Le cahier des charges exige aussi du futur prestataire de faire du Maroc un hub pour l’Afrique. Il lui est également demandé d’installer un centre d’excellence pour développer les solutions futures.

Le nouveau contrat introduit aussi pour la première fois la notion de triple traçabilité. « Jusqu’à présent, il n'y avait que la douane qui pouvait contrôler le marquage. Dans le nouveau contrat, on a exigé du prestataire la mise en place d’un marquage visible pour le consommateur afin que ce dernier puisse vérifier l’authenticité du produit à travers une application. Les producteurs aussi auront la possibilité de lire certaines informations contenues dans les vignettes », nous explique notre source à la Douane.

« Sur le plan technique, nous exigeons du futur prestataire que la solution à implémenter soit basée sur une technologie récente (à l’état de l’art) y compris en ce qui concerne les appareils d’audit et de lecture des codes visibles et invisibles », ajoute-t-elle.

Des prix plus bas, une usine et un centre d’excellence en plus. Est-ce possible ? Si c’est le cas pourquoi donc n’a-t-on pas eu ces exigences, 10 ans plus tôt ?

« Il est bien sûr possible de concilier la baisse des prix avec les exigences de valeur ajoutée locale car nous sommes sur un secteur industriel. Dans l’apprentissage, nous avons compris que la traçabilité est un nouveau métier en émergence. Le futur prestataire peut capitaliser sur ces investissements pour une diversification vers de nouveaux secteurs, de nouveaux marchés… à condition d'utiliser des solutions différentes de celle implémentée pour le compte de la Douane », nous explique-t-on.

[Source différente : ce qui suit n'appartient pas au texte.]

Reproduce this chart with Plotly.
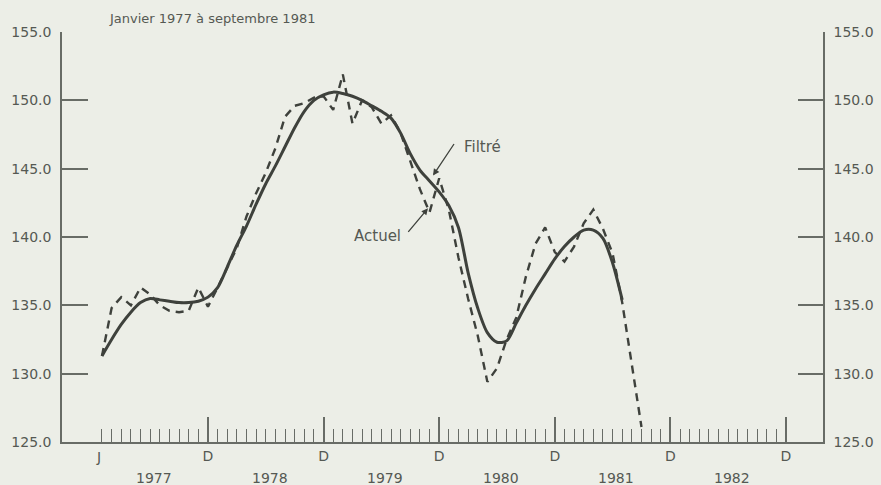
import plotly.graph_objects as go
import pandas as pd

# ---- data (monthly, starting January 1977) ----
start_month = "1977-01"
actuel = [
    131.3, 134.8, 135.6, 135.0, 136.3, 135.8, 135.0, 134.6, 134.5, 134.6, 136.3, 134.9,   # 1977
    136.3, 137.8, 139.2, 141.5, 143.2, 144.7, 146.5, 148.8, 149.6, 149.8, 150.2, 150.3,   # 1978
    149.3, 151.9, 148.3, 150.0, 149.5, 148.3, 148.9, 147.6, 145.5, 143.5, 141.8, 144.3,   # 1979
    142.0, 138.5, 135.5, 132.8, 129.4, 130.4, 132.5, 134.1, 137.1, 139.5, 140.7, 138.9,   # 1980
    138.2, 139.3, 141.0, 142.0, 140.6, 138.8, 135.2, 130.6, 126.1,                        # 1981 (jan-sep)
]
filtre = [
    131.3, 132.5, 133.6, 134.5, 135.2, 135.5, 135.4, 135.3, 135.2, 135.2, 135.3, 135.6,   # 1977
    136.3, 137.8, 139.4, 140.8, 142.4, 143.9, 145.2, 146.6, 148.0, 149.2, 150.0, 150.4,   # 1978
    150.6, 150.5, 150.3, 150.0, 149.6, 149.2, 148.7, 147.6, 146.1, 144.9, 144.1, 143.3,   # 1979
    142.3, 140.7, 137.4, 134.8, 133.0, 132.3, 132.4, 133.7, 135.0, 136.2, 137.3, 138.4,   # 1980
    139.3, 140.0, 140.5, 140.5, 139.9, 138.1, 135.4,                                      # 1981 (jan-jul)
]
y_ticks = [125, 130, 135, 140, 145, 150, 155]
dec_labels = ["D", "D", "D", "D", "D", "D"]
year_labels = ["1977", "1978", "1979", "1980", "1981", "1982"]
title_text = "Janvier 1977 à septembre 1981"

# month index from January 1977
periods = pd.period_range(start_month, periods=len(actuel), freq="M")
base = pd.Period(start_month, freq="M")
x_act = [(p - base).n for p in periods]
x_fil = x_act[:len(filtre)]

# ---- styles ----
BG = "#eceee7"
INK = "#3e413c"
AXIS = "#686c66"
TXT = "#555953"
FONT = "DejaVu Sans, Liberation Sans, Arial, sans-serif"

fig = go.Figure()
# "Actuel" drawn against the right-hand scale (identical range to the left one)
fig.add_trace(go.Scatter(
    x=x_act, y=actuel, mode="lines", name="Actuel", yaxis="y2",
    line=dict(color=INK, width=2.4, dash="8px,6px"),
    hoverinfo="skip", showlegend=False))
fig.add_trace(go.Scatter(
    x=x_fil, y=filtre, mode="lines", name="Filtré",
    line=dict(color=INK, width=3, shape="spline", smoothing=0.8),
    hoverinfo="skip", showlegend=False))

n_months = 72  # 1977..1982
dec_positions = [11 + 12 * k for k in range(6)]
year_centers = [5.4 + 12 * k for k in range(6)]

annotations = [
    dict(x=0.5, y=1, xref="x", yref="paper", text=title_text, showarrow=False,
         xanchor="left", yanchor="middle", yshift=14,
         font=dict(size=13, color=TXT, family=FONT)),
    dict(x=-0.4, y=0, xref="x", yref="paper", text="J", showarrow=False,
         xanchor="center", yanchor="middle", yshift=-15,
         font=dict(size=14, color=TXT, family=FONT)),
    # Filtré label + arrow
    dict(x=37.4, y=146.6, xref="x", yref="y", text="Filtré", showarrow=False,
         xanchor="left", yanchor="middle", font=dict(size=15, color=TXT, family=FONT)),
    dict(x=34.36, y=144.5, xref="x", yref="y", text="", showarrow=True,
         ax=22, ay=-33, arrowhead=2, arrowsize=1, arrowwidth=1.3, arrowcolor=INK),
    # Actuel label + arrow
    dict(x=31.2, y=140.1, xref="x", yref="y", text="Actuel", showarrow=False,
         xanchor="right", yanchor="middle", font=dict(size=15, color=TXT, family=FONT)),
    dict(x=33.84, y=142.1, xref="x", yref="y", text="", showarrow=True,
         ax=-21, ay=25, arrowhead=2, arrowsize=1, arrowwidth=1.3, arrowcolor=INK),
]
for xc, lab in zip(year_centers, year_labels):
    annotations.append(dict(x=xc, y=0, xref="x", yref="paper", text=lab, showarrow=False,
                            xanchor="center", yanchor="middle", yshift=-36,
                            font=dict(size=14, color=TXT, family=FONT)))

tickfont = dict(size=14, color=TXT, family=FONT)

fig.update_layout(
    width=881, height=485,
    margin=dict(l=62, r=58, t=32, b=43, autoexpand=False),
    paper_bgcolor=BG, plot_bgcolor=BG,
    font=dict(family=FONT, size=14, color=TXT),
    showlegend=False,
    xaxis=dict(
        range=[-4.15, 74.84], showgrid=False, zeroline=False, automargin=False,
        showline=True, linecolor=AXIS, linewidth=1.5,
        tickmode="array", tickvals=dec_positions, ticktext=dec_labels,
        ticks="inside", ticklen=25, tickwidth=1.5, tickcolor=AXIS,
        tickfont=tickfont,
        minor=dict(tickmode="array", tickvals=list(range(n_months)),
                   ticks="inside", ticklen=13, tickwidth=1.4, tickcolor=AXIS),
    ),
    yaxis=dict(
        range=[125, 155], showgrid=False, zeroline=False, automargin=False,
        showline=True, linecolor=AXIS, linewidth=1.5,
        tickmode="array", tickvals=y_ticks, tickformat=".1f",
        ticks="inside", ticklen=26, tickwidth=1.5, tickcolor=AXIS,
        ticklabelstandoff=6, tickfont=tickfont,
    ),
    yaxis2=dict(
        range=[125, 155], overlaying="y", side="right", showgrid=False, zeroline=False,
        automargin=False,
        showline=True, linecolor=AXIS, linewidth=1.5,
        tickmode="array", tickvals=y_ticks, tickformat=".1f",
        ticks="inside", ticklen=25, tickwidth=1.5, tickcolor=AXIS,
        ticklabelstandoff=6, tickfont=tickfont,
    ),
    annotations=annotations,
)

fig.write_html("out.html", config={"displayModeBar": False},
               post_script="document.body.style.margin='0';document.body.style.padding='0';")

Ces changements majeurs dans le cahier des charges sont certes le résultat d’une courbe d’apprentissage légitime, mais ils sont également interprétés par les acteurs du marché comme une « correction de certaines incohérences ». 

Sicpa bousculé sur son marché

Si l’ADII n’a pas pu se prononcer sur l’attrait de ce marché lancé en juin, des sources nous ont assuré qu’au moins 13 acteurs ont retiré les dossiers.

Le retrait du dossier, mis gratuitement à la disposition des opérateurs intéressés, ne veut aucunement signifier qu’il sera obligatoirement suivi d’un dépôt de candidature. 

Il renseigne sur l’intérêt que le marché suscite. Selon des informations que nous n’avons pas pu confirmer auprès de la Douane, parmi les opérateurs qui ont manifesté leur intérêt il y aurait les Français Atos et Inexto, le Britannique DeLaRue, l'Allemand SAP, une société basée à Dubaï et même des opérateurs marocains. Et il y a bien évidemment Sicpa, l’actuel détenteur du marché.

Quelques jours seulement après le lancement de l’appel à concurrence, l’opérateur s’est fendu d’un communiqué ne laissant planer aucun doute sur son intention de postuler à nouveau pour ce marché, malgré toutes les nouvelles exigences de la Douane.

« Sicpa Maroc confirme avoir pris note de l'appel d'offres lancé par l'Administration des douanes et impôts indirects (ADII). (…) La société a à cœur de fournir les meilleures solutions dans ces domaines, faisant de l'innovation constante et d'une expérience industrielle forte des atouts majeurs pour répondre à ces défis importants », peut-on lire dans le communiqué qui cite les propos d'Eric Besson, Président de Sicpa Maroc, nommé à ce poste quelques mois auparavant.

« Nous aurons donc à cœur de proposer une solution qui réponde à ces nouveaux enjeux, tout en offrant un rapport coût/efficacité encore amélioré, forte du travail de nos chercheurs et ingénieurs, dont une grande partie sont désormais regroupés à Casablanca. Nous ne doutons pas enfin que nos années d'expérience au Maroc, notre connaissance du terrain ici et sur le continent, ne pourront que faciliter le déploiement efficace d'une solution renouvelée et renforcée », ajoute-t-il.

L’entreprise suisse ne compte donc pas lâcher ce marché, même si l’ADII promet moins de bénéfices et plus d’investissements engagés localement pour une durée de 5 ans non reconductible… Preuve, s’il en faut une, que c’est un secteur dont la rentabilité n’est pas à démontrer.

Cela dit, si la société Sicpa veut se maintenir en place, elle devra faire face à la concurrence et faire une proposition agressive. Selon les échos du marché, « le prix sera le facteur déterminant car les opérateurs sont presque tous égaux sur le plan de la technologie ». Certains acteurs veulent, par conséquent, faire du prix leur cheval de bataille et travaillent sur des propositions de tarifs de 50% moins cher que les prix pratiqués actuellement.